The question to be solved is: what is the information flux that an analogue channel can sustain, if we have available a given signal power, we know that the channel is contaminated with a given noise, and the channel (or the signal) has a limited bandwidth ?

The information flux can be defined as the highest possible information that can be obtained per second of an entropy source with well-chosen probability density at the sending side.  As we are talking about an analogue signal (for instance, a voltage), one needs to give a boundary on the voltage swing of the sent signal.  One also needs to define the noise level, that is, the statistical fluctuations that are added to the input signal due to the noise of the channel.  The exact ways in which these things are described will have an influence on the result. 

Historical estimations

Historically, the first accurate estimation of the information capacity of an analogue link was determined by Hartley.  Hartley considered two aspects.  The first aspect was the bandwidth of the channel.  If the channel accepts all frequencies up to B, and rejects all frequencies above B, we say that B is the bandwidth of the channel.  Nyquist's theorem then tells us that such a channel can transport 2 B totally independent voltage values per second.

The second aspect Hartley considered, was the number of perfectly distinguishable voltage levels that one could transmit over the channel, given the boundaries on the signal strength, and the noise level.  Essentially, this comes down to assuming a uniform distribution of noise over an interval d, and a maximal signal swing D.  The number of distinguishable levels is then M = D/d + 1.

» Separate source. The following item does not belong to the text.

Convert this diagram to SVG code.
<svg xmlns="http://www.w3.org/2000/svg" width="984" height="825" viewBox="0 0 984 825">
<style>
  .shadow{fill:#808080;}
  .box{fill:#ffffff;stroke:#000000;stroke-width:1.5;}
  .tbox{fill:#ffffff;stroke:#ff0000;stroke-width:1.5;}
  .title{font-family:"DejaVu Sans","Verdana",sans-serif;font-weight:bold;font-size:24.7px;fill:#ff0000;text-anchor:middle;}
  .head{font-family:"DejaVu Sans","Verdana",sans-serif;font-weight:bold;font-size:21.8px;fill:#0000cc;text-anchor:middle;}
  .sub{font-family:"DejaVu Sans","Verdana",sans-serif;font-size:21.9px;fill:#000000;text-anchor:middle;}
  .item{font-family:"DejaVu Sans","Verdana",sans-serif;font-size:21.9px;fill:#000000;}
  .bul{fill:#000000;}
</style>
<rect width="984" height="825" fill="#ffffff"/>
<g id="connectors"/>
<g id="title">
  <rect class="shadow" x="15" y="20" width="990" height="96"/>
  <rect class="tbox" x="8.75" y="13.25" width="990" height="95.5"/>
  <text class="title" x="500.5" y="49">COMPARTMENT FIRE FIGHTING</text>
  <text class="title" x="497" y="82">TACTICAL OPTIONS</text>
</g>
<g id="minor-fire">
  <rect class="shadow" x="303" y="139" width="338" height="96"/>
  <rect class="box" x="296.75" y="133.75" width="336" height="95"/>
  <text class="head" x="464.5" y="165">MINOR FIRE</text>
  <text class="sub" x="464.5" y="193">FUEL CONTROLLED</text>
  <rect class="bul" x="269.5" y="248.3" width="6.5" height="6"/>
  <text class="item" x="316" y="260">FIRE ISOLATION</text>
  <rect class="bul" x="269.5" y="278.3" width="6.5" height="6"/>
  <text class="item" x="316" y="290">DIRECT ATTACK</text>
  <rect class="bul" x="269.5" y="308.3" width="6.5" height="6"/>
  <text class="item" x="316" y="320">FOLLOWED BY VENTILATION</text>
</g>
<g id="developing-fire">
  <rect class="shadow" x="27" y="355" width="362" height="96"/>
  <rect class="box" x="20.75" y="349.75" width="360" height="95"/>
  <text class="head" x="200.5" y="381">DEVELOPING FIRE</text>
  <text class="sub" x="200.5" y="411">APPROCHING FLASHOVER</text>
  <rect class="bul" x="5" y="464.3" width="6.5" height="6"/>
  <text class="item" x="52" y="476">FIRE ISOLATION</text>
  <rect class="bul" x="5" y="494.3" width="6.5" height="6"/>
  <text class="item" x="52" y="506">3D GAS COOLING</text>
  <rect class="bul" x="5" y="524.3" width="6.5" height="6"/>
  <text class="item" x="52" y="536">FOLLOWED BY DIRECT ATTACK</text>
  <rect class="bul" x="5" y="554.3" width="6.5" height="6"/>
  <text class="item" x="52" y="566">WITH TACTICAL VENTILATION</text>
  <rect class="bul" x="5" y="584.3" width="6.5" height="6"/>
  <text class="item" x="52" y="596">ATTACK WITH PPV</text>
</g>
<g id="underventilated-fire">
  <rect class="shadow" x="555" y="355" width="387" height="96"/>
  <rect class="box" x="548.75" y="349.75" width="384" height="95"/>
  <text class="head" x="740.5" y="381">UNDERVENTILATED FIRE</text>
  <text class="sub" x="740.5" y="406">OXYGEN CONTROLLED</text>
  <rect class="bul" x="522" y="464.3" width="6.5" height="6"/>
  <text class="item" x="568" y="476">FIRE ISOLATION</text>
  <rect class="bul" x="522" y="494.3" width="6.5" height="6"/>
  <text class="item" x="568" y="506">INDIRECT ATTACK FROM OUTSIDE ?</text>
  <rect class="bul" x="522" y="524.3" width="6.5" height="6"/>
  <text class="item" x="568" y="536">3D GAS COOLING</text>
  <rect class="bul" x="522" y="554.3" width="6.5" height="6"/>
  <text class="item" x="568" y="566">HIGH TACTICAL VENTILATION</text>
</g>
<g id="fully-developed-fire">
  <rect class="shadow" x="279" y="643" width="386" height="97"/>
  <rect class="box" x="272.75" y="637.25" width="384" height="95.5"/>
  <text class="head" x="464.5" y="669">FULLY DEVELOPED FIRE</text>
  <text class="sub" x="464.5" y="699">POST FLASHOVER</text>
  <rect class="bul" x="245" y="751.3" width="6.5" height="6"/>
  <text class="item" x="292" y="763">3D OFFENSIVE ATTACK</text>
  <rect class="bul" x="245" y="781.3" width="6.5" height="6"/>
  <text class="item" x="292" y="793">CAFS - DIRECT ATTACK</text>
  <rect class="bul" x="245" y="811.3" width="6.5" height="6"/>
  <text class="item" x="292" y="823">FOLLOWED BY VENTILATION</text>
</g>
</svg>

If the input message has then a uniform distribution over the M different levels, clearly the entropy of a single level choice is log2 M.  As we can have 2 B such level choices per second, we have that an entropy rate of 2 B log2 M can be signalled over the channel.

The Hartley capacity of a channel is hence: C = 2 B log2 M

This simplifies to the trivial result when M = 2, that is, a channel that can only reliably transport 2 possible values.  In that case, one can send 2 B values per second, and the channel capacity is 2 B.   If the channel has, say, a bandwidth of 1 GHz, then the channel capacity is 2 Gb/s.

Shannon

If we have a channel with a sharp frequency cut-off so that the bandwidth is B, as in the Hartley case, but this time the signal power is given by S and the noise power is given by N, and all we know about the noise it that it has power N, then Shannon has shown that the channel capacity is given by:

C = B log2 (1 + S / N)

Our 1 GHz bandwidth channel, in which we can put a signal with power of 10 milli watt, and there's a noise power of 1 micro watt, will have a capacity of 13 Gb/s.  From the boundary conditions, it follows that the maximum entropy principle gives us a Gaussian noise distribution, which is used in Shannon's deduction.

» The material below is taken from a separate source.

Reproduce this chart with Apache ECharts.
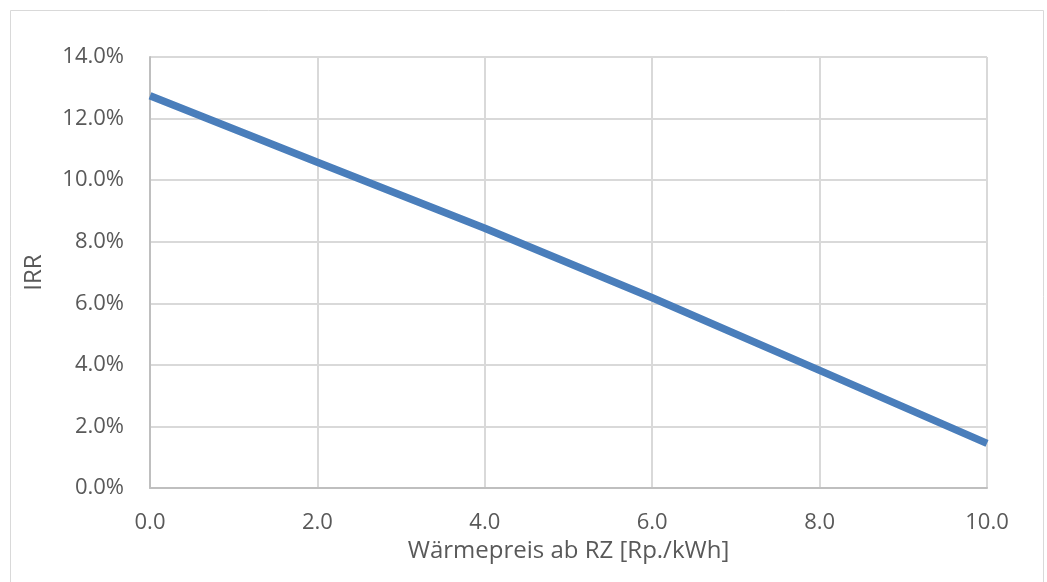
<!DOCTYPE html>
<html><head><meta charset="utf-8">
<script src="https://cdn.jsdelivr.net/npm/echarts@6/dist/echarts.min.js"></script>
<style>html,body{margin:0;padding:0;background:#fff}#c{width:1047px;height:582px}</style>
</head><body><div id="c"></div>
<script>
const xValues = [0, 2, 4, 6, 8, 10];
const irrValues = [0.1274, 0.1058, 0.0844, 0.0618, 0.0382, 0.0145];
const xTitle = 'Wärmepreis ab RZ [Rp./kWh]';
const yTitle = 'IRR';

const chart = echarts.init(document.getElementById('c'));
const font = '"Open Sans", "Noto Sans", sans-serif';
chart.setOption({
  animation: false,
  backgroundColor: '#fff',
  graphic: [{type:'rect', shape:{x:10.5,y:10.5,width:1033,height:580}, style:{fill:'none', stroke:'#d9d9d9', lineWidth:1}}],
  grid: {left:150, right:60, top:57, bottom:94},
  xAxis: {
    type:'value', min:0, max:10, interval:2,
    name:xTitle, nameLocation:'middle', nameGap:51,
    nameTextStyle:{fontFamily:font, fontSize:24, color:'#595959'},
    axisLine:{show:true, lineStyle:{color:'#bfbfbf', width:2}},
    axisTick:{show:false},
    axisLabel:{fontFamily:font, fontSize:22, color:'#595959', margin:24, formatter:v=>v.toFixed(1)},
    splitLine:{show:true, lineStyle:{color:'#d9d9d9', width:2}}
  },
  yAxis: {
    type:'value', min:0, max:0.14, interval:0.02,
    name:yTitle, nameLocation:'middle', nameGap:104, nameRotate:90,
    nameTextStyle:{fontFamily:font, fontSize:24, color:'#595959'},
    axisLine:{show:true, lineStyle:{color:'#bfbfbf', width:2}},
    axisTick:{show:false},
    axisLabel:{fontFamily:font, fontSize:22, color:'#595959', margin:26, formatter:v=>(v*100).toFixed(1)+'%'},
    splitLine:{show:true, lineStyle:{color:'#d9d9d9', width:2}}
  },
  series: [{
    type:'line', data:xValues.map((x,i)=>[x, irrValues[i]]),
    showSymbol:false, symbol:'none',
    lineStyle:{color:'#4a7ebb', width:7.5, cap:'butt'}
  }]
});
</script></body></html>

In order to be able to exploit the full capacity of a channel, the source needs to have the right ensemble, and the receiver may need a certain sophistication in order to transform the received voltage samples into "data" points drawn from a certain ensemble too.

If the signal and the noise power are frequency-dependent, then the channel capacity is simply the integral over the frequency spectrum within the bandwidth of the channel;

C = ∫ log2(1 + S(f)/N(f) ) df

These formula are independent of the physical nature of the channel, whether we are dealing with optical fibres, wire links, or radio links for instance.  Whether we are "on board" or over large distances.

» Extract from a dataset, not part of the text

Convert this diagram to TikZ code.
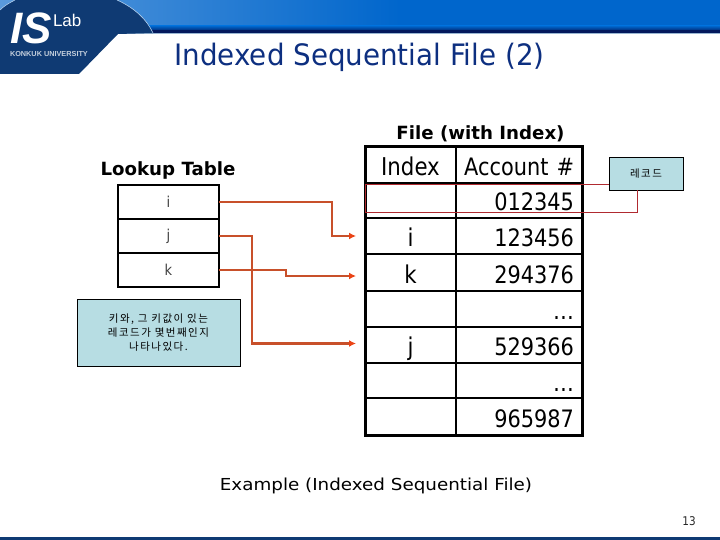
\documentclass[tikz,border=0pt]{standalone}
\usepackage{fontspec}
\setmainfont{DejaVu Sans}
\newfontfamily\tah[FakeStretch=0.87]{DejaVu Sans}
\newfontfamily\tahtitle[FakeStretch=0.94]{DejaVu Sans}
\newfontfamily\verd[FakeStretch=1.11]{DejaVu Sans}
\newfontfamily\kor[LetterSpace=14]{Noto Sans CJK KR}
\newfontfamily\lib{Liberation Sans}
\definecolor{navy}{HTML}{0F3A73}
\definecolor{titleblue}{HTML}{0D2F80}
\definecolor{bandblue}{HTML}{0066CC}
\definecolor{bandlight}{HTML}{5A9ADC}
\definecolor{bandnavy}{HTML}{03185C}
\definecolor{note}{HTML}{B7DDE3}
\definecolor{conn}{HTML}{C8502A}
\definecolor{tip}{HTML}{EA4416}
\definecolor{recred}{HTML}{B02A30}
\usetikzlibrary{arrows.meta}
\tikzset{
  every node/.style={outer sep=0pt},
  lookcell/.style={draw=black,line width=2.6pt,minimum width=101pt,minimum height=34pt,inner sep=0pt,anchor=north west,font=\tah\fontsize{15}{15}\selectfont,text=black!75},
  idxcell/.style={draw=black,line width=1.8pt,minimum width=91pt,inner sep=0pt,anchor=north west,text height=25pt,text depth=4pt,font=\tah\fontsize{24.5}{24.5}\selectfont},
  acccell/.style={draw=black,line width=1.8pt,minimum width=126pt,inner sep=0pt,anchor=north west,text width=110pt,align=left,text height=25pt,text depth=4pt,font=\tah\fontsize{24}{24}\selectfont},
  notebox/.style={draw=black,line width=0.7pt,fill=note,inner sep=0pt},
  link/.style={draw=conn,line width=2.2pt,-{Latex[length=7pt,width=7pt,color=tip]}},
  head/.style={font=\fontsize{18.2}{18.2}\selectfont\bfseries,inner sep=0pt},
  rec/.style={draw=recred,line width=1pt},
  kortext/.style={inner sep=0pt,align=center,text=black,font=\kor\fontsize{10.5}{14}\selectfont},
}
\begin{document}
\begin{tikzpicture}[x=1pt,y=-1pt]
\useasboundingbox (0,0) rectangle (720,540);
% header band
\shade[left color=bandlight,right color=bandblue] (0,0) rectangle (400,28);
\fill[bandblue] (400,0) rectangle (720,28);
\shade[top color=bandblue,bottom color=bandnavy] (0,26) rectangle (720,32);
\fill[bandnavy] (0,30) rectangle (720,33);
\fill[black!30!bandblue!40] (0,33) rectangle (720,34.5);
% logo
\fill[navy] (0,10) .. controls (4,6) and (9,3) .. (15,0) -- (117,0) .. controls (135,8) and (147,20) .. (153,33) -- (118,34) -- (79,74) -- (0,74) -- cycle;
\draw[white!70!bandblue,line width=0.6pt] (0,10) .. controls (4,6) and (9,3) .. (15,0);
\draw[white!70!bandblue,line width=0.6pt] (117,0) .. controls (135,8) and (147,20) .. (153,33);
\node[anchor=base west,inner sep=0pt,text=white,text height=32pt,text depth=0pt] (logois) at (10,44) {\lib\fontsize{44}{44}\selectfont\bfseries\itshape IS};
\node[anchor=base west,inner sep=0pt,text=white] (logolab) at (53,27) {\lib\fontsize{17}{17}\selectfont Lab};
\node[anchor=base west,inner sep=0pt,text=white!75!navy] (logouni) at (10,57) {\lib\fontsize{7.3}{7.3}\selectfont\bfseries KONKUK UNIVERSITY};
% title
\node[anchor=base,inner sep=0pt,text=titleblue] (title) at (359.5,66) {\tahtitle\fontsize{29.5}{29.5}\selectfont Indexed Sequential File (2)};
% headings
\node[head] (lookhead) at (168,170.5) {Lookup Table};
\node[head] (filehead) at (480.5,133.5) {File (with Index)};
% lookup table
\node[lookcell] (li) at (118,185) {i};
\node[lookcell] (lj) at (118,219) {j};
\node[lookcell] (lk) at (118,253) {k};
% note
\node[notebox,minimum width=163pt,minimum height=67pt,anchor=north west] (notea) at (77,299) {};
\node[kortext] (notetext) at (158.5,333) {키와, 그 키값이 있는\\레코드가 몇번째인지\\나타나있다.};
% file table
\foreach \n/\yy/\hh/\aa/\bb in {0/147/36/Index/Account \#,1/183/35/{}/012345,2/218/36/i/123456,3/254/37/k/294376,4/291/36/{}/\ldots,5/327/36/j/529366,6/363/35/{}/\ldots,7/398/37/{}/965987}{
  \node[idxcell,minimum height=\hh pt] (x\n) at (365,\yy) {\aa};
  \node[acccell,minimum height=\hh pt] (y\n) at (456,\yy) {\hfill\bb};
}
\draw[black,line width=3pt] (x0.north west) rectangle (y7.south east);
% record legend
\node[notebox,minimum width=74pt,minimum height=33pt,anchor=north west,font=\kor\fontsize{10.5}{10.5}\selectfont] (recbox) at (609,157) {레코드};
\coordinate (rtl) at (365,185);
\coordinate (rbl) at (365,213);
\coordinate (rbr) at (637,213);
\draw[rec] (recbox.west |- rtl) -- (rtl) -- (rbl) -- (rbr) -- (rbr |- recbox.south);
% connectors
\coordinate (ti) at (356,236);
\coordinate (tk) at (356,276);
\coordinate (tj) at (356,343.5);
\draw[link] (li.east) -- (332,202) -- (332,236) -- (ti);
\draw[link] (lk.east) -- (286,270) -- (286,276) -- (tk);
\draw[link] (lj.east) -- (252,236) -- (252,343.5) -- (tj);
% caption
\node[inner sep=0pt,text=black] (caption) at (376,486) {\verd\fontsize{16.5}{16.5}\selectfont Example (Indexed Sequential File)};
\node[inner sep=0pt,text=black!85] (page) at (689,521) {\tah\fontsize{12}{12}\selectfont 13};
% footer
\fill[navy] (0,537) rectangle (720,540);
\end{tikzpicture}
\end{document}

The channel capacity does not mean that with any given source, one can reach that information transmission rate.  The source has to be well-adapted, and the receiver has to be well-adapted.  How to adapt a source and a receiver to a specific channel so as to optimize the information transmission is an interesting engineering question.

The frequency-dependent formulation can also be used if the samples of noise or the samples of the channel are correlated in time.  Indeed, the correlation in time is nothing else but a non-flat bandwidth (the frequency spectrum being the Fourier transform of the auto-correlation function).  This resolves the most obvious objection one can formulate against the naive approach of Hartley: namely that we have to suppose that the noise, as well as the message, has independent samples.  Correlation can be handled by non-flat frequency spectra.

It is also obvious from the formula that one should put the signal in that frequency band where the noise is lowest (that is, if one has a hand on S(f) ).  The highest contributions to the channel capacity come from those parts of the frequency spectrum where the noise density is low.  Note that high noise levels where there is no signal, do not influence the channel capacity.  Adapting a source to a communication channel can consist in modulating the information such that it uses better the low-noise parts of a channel (shaping S(f) ). 

There are a few caveats to Shannon's formula, however.  The most important one is that the noise has to be "unknowable noise", that is, the noise power is the description of a true maximum-entropy distribution (Gaussian distribution in this case, as the standard deviation is given by the power), and there is no way to know the "next throwing of the dice", or we don't want to consider that knowledge. In other words, the noise has to be true entropy.  For instance, if a channel has pick-up noise, say, hum from the power mains, and we know the form of that noise, then one could in principle correct for that noise.  Thjis noise power shouldn't enter Shannon's formula if we intend to correct for it.  As such, there can be ways to render a communication channel noisy for some, and high-capacity for others: by adding "noise known to some" to it.   If one adds a "signal that looks random" to the channel, then in as much as a receiver doesn't know that signal and is not interested in it, this signal power will have to be considered as noise.   However, for a receiver that knows that signal in advance, or through another channel, this signal can be subtracted, and hence is not part of the noise power.